### Directions for this task
Look through the data below and output, unchanged, every line from the one holding "Write a Python" through the one holding "80, 90, 100]", inclusive. Skip the pictures.

□ □ □ □ □

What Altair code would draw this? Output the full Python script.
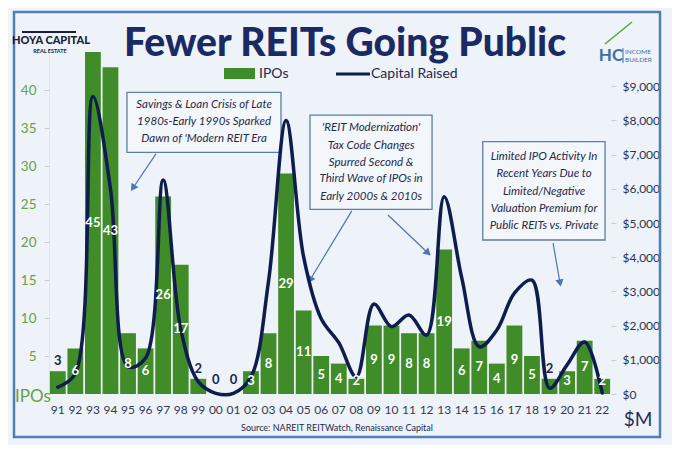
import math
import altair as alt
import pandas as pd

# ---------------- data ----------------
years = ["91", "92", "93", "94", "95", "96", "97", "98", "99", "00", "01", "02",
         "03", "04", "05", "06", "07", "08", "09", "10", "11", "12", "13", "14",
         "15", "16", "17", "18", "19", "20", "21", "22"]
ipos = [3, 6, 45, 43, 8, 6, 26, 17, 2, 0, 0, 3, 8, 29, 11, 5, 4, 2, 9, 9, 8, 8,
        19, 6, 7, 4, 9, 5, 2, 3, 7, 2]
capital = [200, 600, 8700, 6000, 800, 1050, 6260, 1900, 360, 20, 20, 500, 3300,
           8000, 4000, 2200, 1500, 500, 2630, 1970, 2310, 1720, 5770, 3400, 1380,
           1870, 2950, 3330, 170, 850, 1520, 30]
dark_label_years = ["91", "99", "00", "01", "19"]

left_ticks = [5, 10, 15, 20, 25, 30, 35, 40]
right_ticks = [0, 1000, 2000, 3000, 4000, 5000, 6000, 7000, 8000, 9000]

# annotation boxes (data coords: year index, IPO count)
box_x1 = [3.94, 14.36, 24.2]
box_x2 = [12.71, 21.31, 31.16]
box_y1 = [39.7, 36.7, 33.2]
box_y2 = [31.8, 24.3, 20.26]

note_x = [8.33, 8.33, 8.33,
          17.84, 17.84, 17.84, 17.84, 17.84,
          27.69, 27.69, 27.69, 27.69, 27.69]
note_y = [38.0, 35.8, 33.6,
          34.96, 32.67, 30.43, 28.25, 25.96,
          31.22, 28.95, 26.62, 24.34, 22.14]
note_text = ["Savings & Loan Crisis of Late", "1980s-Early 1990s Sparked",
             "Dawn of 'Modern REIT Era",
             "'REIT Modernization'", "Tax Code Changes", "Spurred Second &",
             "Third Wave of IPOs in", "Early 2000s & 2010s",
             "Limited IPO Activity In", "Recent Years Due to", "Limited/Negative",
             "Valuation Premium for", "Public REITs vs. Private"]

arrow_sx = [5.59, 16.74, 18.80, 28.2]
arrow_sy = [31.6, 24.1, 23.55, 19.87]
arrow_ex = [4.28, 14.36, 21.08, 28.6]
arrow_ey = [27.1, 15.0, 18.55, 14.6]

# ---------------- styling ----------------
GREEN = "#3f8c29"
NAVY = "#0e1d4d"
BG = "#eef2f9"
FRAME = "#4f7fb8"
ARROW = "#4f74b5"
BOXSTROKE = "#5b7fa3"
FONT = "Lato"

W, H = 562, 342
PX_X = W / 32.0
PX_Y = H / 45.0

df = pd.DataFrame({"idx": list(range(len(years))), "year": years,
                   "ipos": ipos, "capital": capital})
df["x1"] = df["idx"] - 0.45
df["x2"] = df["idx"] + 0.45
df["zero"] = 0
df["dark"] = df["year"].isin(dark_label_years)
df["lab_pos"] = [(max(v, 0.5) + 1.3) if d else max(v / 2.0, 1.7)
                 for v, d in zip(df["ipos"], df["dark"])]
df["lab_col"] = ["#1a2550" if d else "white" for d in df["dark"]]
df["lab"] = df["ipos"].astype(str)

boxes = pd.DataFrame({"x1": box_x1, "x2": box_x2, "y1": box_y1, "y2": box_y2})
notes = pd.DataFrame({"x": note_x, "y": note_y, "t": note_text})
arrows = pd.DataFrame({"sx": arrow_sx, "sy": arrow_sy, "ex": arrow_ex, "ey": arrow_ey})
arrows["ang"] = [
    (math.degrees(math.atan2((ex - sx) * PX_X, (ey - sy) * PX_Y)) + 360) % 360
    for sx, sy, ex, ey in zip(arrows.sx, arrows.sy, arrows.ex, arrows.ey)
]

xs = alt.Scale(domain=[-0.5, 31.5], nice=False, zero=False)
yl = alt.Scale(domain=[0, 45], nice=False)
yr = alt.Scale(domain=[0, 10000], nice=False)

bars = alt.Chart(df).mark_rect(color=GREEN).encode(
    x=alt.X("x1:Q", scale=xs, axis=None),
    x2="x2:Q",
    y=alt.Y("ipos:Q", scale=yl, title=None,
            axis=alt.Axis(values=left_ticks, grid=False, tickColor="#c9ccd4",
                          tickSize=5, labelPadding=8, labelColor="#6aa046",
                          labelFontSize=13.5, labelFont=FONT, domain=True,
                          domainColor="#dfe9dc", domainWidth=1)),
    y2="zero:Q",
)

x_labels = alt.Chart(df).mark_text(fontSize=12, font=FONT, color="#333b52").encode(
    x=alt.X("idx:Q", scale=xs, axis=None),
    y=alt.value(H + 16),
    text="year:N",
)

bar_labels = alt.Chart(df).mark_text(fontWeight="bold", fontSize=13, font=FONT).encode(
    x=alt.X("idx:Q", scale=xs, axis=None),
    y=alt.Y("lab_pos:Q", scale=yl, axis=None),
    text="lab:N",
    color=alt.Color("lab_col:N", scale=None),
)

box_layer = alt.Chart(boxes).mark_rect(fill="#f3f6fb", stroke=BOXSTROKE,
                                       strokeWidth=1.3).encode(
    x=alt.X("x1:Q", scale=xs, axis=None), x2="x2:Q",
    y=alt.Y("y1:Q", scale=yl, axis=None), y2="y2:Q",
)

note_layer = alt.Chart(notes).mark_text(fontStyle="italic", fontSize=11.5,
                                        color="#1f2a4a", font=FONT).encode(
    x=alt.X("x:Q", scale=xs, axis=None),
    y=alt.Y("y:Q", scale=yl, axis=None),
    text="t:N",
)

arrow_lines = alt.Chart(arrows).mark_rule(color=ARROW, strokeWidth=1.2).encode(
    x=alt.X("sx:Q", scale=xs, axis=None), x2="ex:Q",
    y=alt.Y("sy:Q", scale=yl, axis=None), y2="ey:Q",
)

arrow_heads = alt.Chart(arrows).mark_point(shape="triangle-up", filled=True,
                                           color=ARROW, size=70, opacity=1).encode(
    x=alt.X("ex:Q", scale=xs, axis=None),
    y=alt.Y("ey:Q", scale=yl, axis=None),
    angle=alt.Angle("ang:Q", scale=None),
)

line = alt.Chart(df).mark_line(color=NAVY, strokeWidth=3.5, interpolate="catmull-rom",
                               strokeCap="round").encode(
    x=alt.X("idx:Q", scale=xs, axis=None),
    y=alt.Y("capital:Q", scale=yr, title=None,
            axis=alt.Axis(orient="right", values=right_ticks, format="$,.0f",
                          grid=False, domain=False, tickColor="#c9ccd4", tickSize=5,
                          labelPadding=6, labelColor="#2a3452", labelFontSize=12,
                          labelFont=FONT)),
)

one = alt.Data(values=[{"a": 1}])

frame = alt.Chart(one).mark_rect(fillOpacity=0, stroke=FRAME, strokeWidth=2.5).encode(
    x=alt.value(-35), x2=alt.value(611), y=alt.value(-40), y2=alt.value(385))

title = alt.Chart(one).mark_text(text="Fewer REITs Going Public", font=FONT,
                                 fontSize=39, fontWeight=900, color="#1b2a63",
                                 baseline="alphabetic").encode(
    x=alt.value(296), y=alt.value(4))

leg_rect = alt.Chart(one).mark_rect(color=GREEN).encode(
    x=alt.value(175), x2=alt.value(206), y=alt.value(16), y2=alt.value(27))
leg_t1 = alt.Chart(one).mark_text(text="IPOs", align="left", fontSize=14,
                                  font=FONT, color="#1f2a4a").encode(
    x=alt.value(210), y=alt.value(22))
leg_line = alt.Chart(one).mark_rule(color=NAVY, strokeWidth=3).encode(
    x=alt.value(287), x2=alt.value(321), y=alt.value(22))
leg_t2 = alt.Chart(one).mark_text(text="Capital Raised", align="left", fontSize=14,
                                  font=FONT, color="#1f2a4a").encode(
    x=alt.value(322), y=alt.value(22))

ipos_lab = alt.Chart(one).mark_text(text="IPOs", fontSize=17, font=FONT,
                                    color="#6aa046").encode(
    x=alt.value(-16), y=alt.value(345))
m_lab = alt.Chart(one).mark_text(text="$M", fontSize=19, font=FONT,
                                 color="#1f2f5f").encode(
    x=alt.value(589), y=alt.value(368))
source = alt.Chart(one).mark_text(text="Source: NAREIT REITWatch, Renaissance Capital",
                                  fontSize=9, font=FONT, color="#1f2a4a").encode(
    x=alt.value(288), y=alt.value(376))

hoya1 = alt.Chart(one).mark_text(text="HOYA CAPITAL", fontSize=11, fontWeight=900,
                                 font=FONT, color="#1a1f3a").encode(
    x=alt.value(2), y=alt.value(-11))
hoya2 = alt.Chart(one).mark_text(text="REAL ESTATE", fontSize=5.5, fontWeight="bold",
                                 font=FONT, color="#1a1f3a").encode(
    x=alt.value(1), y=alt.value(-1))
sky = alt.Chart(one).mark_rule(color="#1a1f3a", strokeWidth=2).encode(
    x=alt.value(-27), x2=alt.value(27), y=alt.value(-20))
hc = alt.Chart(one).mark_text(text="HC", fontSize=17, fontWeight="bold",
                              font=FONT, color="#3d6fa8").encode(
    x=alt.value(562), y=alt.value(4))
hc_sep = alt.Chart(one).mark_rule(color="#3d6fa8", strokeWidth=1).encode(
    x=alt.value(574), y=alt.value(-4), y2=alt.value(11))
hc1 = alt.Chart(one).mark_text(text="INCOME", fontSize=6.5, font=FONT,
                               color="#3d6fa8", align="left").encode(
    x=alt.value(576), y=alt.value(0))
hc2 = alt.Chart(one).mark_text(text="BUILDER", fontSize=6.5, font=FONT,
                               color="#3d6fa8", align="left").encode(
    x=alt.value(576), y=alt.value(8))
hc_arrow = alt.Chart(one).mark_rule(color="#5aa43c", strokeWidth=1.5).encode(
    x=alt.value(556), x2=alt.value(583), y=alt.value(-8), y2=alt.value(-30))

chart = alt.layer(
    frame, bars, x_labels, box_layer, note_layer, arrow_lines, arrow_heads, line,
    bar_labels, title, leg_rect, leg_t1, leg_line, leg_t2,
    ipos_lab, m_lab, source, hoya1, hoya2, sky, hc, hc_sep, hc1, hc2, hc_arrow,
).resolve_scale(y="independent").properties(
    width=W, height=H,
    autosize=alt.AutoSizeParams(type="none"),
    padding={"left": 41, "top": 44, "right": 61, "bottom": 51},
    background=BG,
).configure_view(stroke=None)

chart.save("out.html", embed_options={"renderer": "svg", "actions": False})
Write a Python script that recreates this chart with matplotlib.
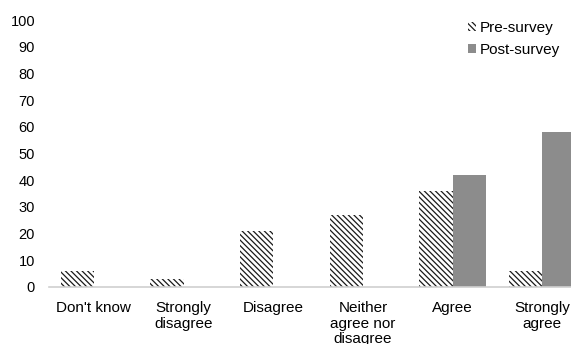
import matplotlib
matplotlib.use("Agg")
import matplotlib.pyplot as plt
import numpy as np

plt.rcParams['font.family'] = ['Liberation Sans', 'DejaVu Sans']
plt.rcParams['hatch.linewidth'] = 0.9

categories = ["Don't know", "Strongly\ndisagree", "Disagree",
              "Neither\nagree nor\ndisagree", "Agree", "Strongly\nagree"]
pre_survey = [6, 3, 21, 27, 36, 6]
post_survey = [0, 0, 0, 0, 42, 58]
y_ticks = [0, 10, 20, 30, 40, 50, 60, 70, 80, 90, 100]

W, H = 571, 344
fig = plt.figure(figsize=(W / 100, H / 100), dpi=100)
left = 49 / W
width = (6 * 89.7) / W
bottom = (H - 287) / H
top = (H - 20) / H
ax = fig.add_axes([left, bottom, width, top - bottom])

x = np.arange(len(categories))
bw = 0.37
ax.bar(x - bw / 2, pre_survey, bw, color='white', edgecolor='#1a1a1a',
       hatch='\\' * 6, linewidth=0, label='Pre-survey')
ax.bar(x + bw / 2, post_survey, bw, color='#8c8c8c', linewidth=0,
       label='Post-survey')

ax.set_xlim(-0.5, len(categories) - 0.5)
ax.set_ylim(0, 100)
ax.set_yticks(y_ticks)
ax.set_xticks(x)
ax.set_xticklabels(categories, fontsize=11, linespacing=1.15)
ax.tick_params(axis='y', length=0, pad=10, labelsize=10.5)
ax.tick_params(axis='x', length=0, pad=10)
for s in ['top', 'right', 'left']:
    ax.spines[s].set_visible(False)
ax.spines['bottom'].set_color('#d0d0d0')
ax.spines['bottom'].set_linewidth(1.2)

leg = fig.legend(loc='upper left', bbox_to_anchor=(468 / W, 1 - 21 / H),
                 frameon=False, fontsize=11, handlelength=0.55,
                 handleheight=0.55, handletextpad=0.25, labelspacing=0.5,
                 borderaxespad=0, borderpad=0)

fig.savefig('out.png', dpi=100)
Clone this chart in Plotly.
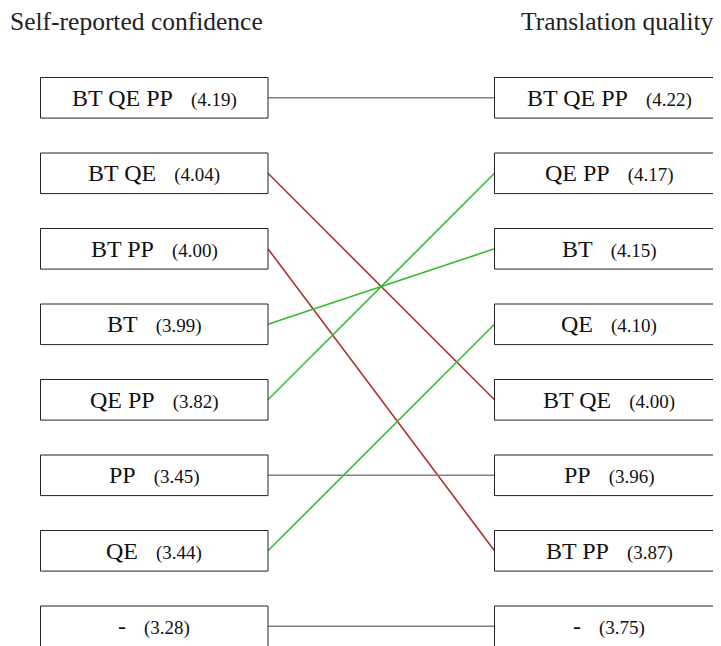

□ □ □ □ □

### Result of the exercise
Write a Python script that recreates this chart with matplotlib.
import matplotlib
matplotlib.use("Agg")
import matplotlib.pyplot as plt
import numpy as np

plt.rcParams['font.family'] = ['Liberation Sans', 'DejaVu Sans']
plt.rcParams['hatch.linewidth'] = 0.9

categories = ["Don't know", "Strongly\ndisagree", "Disagree",
              "Neither\nagree nor\ndisagree", "Agree", "Strongly\nagree"]
pre_survey = [6, 3, 21, 27, 36, 6]
post_survey = [0, 0, 0, 0, 42, 58]
y_ticks = [0, 10, 20, 30, 40, 50, 60, 70, 80, 90, 100]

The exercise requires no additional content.